Not too much to report about chapel progress this week. It's not that nothing is happening but that niggles and delays are proving frustrating and therefore stressful. We have to be out of our current house by 29th September and now it looks as if the chapel interior may not be completely finished. The main culprit is still Flaxton Forge for all the usual reasons. Richard Patterson and his team, who are making all fitted cupboards etc, are working well but it seems they underestimated how long the work would take. Ian has asked them to concentrate first on the stuff that needs to be painted so that the decorators aren't hanging around which means that the ash furniture (kitchen, bookcase, my desk) will be the last to be finished.
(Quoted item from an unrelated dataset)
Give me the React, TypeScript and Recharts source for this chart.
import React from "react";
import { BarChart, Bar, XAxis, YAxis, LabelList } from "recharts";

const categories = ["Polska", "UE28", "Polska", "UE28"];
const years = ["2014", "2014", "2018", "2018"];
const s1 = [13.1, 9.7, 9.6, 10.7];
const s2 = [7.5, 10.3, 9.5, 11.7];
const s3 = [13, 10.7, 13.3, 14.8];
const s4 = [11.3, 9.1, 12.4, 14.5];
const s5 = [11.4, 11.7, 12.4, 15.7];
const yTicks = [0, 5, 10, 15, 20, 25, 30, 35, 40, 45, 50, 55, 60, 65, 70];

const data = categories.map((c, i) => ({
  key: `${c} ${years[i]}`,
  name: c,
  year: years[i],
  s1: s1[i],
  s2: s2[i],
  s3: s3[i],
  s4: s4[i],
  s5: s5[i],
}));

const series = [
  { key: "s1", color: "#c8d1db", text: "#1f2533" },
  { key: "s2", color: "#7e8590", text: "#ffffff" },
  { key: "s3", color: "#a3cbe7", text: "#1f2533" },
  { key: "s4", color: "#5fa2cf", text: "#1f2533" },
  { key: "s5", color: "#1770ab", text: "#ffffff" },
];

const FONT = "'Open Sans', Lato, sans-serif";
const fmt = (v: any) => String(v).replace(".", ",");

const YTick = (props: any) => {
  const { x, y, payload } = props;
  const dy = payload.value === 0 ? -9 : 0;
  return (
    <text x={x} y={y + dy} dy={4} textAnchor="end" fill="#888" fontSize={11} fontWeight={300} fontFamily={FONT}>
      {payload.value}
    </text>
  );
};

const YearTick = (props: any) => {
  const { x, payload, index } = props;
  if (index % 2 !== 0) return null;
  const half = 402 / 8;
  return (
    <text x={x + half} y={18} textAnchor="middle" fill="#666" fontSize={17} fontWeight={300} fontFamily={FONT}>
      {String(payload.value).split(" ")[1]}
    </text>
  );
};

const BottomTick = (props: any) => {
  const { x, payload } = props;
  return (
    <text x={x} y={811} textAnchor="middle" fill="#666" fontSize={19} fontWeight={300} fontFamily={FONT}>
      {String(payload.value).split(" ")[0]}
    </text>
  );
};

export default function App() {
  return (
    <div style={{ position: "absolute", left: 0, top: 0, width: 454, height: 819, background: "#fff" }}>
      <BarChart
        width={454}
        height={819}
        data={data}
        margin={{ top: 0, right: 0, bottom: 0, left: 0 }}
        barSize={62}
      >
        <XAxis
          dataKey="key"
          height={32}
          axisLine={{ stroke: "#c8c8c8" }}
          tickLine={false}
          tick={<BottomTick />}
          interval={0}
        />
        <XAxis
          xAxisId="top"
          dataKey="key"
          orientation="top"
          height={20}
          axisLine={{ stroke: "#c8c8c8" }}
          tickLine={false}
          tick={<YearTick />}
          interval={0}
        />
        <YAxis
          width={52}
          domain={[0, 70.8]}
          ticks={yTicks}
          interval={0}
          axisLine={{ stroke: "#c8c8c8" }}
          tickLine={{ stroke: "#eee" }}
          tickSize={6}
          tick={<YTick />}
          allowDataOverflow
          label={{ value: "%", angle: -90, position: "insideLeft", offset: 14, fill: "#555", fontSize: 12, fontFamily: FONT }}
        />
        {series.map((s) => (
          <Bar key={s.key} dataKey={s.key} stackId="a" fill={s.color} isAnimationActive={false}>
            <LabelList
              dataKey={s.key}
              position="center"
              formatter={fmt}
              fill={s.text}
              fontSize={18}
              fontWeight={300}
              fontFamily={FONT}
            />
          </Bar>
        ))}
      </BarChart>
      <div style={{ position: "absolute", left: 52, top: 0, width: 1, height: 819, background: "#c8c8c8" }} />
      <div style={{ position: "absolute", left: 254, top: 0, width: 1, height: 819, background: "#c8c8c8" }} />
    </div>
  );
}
We were not hugely looking forward, then, to last Wednesday's visit. As usual, though, Jon went for a run and this time chose St Gregory's Church in Kirkdale as our 'base'. Situated in a wooded valley not far from Kirby Moorside and therefore the chapel, the church dates back to Saxon times and although it's still in use, nowhere could be more tranquil. Sheep crop the turf in the old graveyard (the current one is across the lane), rooks call from the ancient trees, the breeze flutter through the leaves and most visitors are suitably subdued. I am not a believer yet always am at peace in a church. There's something about the coolness, the silence of the stone and the sense of age that never fails to calm me. Not far from the church is a cave in the limestone valley sides where, in 1821, quarrymen discovered a huge quantity of animal bones including those of lions, bears and rhinoceroses. An Oxford geologist hastened to the scene and surmised (correctly) that it had once been a lair for a pack of hyenas, concluding (incorrectly) it was proof of the Flood. Current opinion dates the bones as over 75,000 years old. No wonder I felt a benign sense of continuous history in the secluded valley and no feeling that any unpleasantness had ever happened there.

And so after breathing in calmness and peace and a sense of the pettiness of my anxieties and Jon having returned from pounding the footpaths we set off for the chapel a little more optimistic than we had been on leaving home.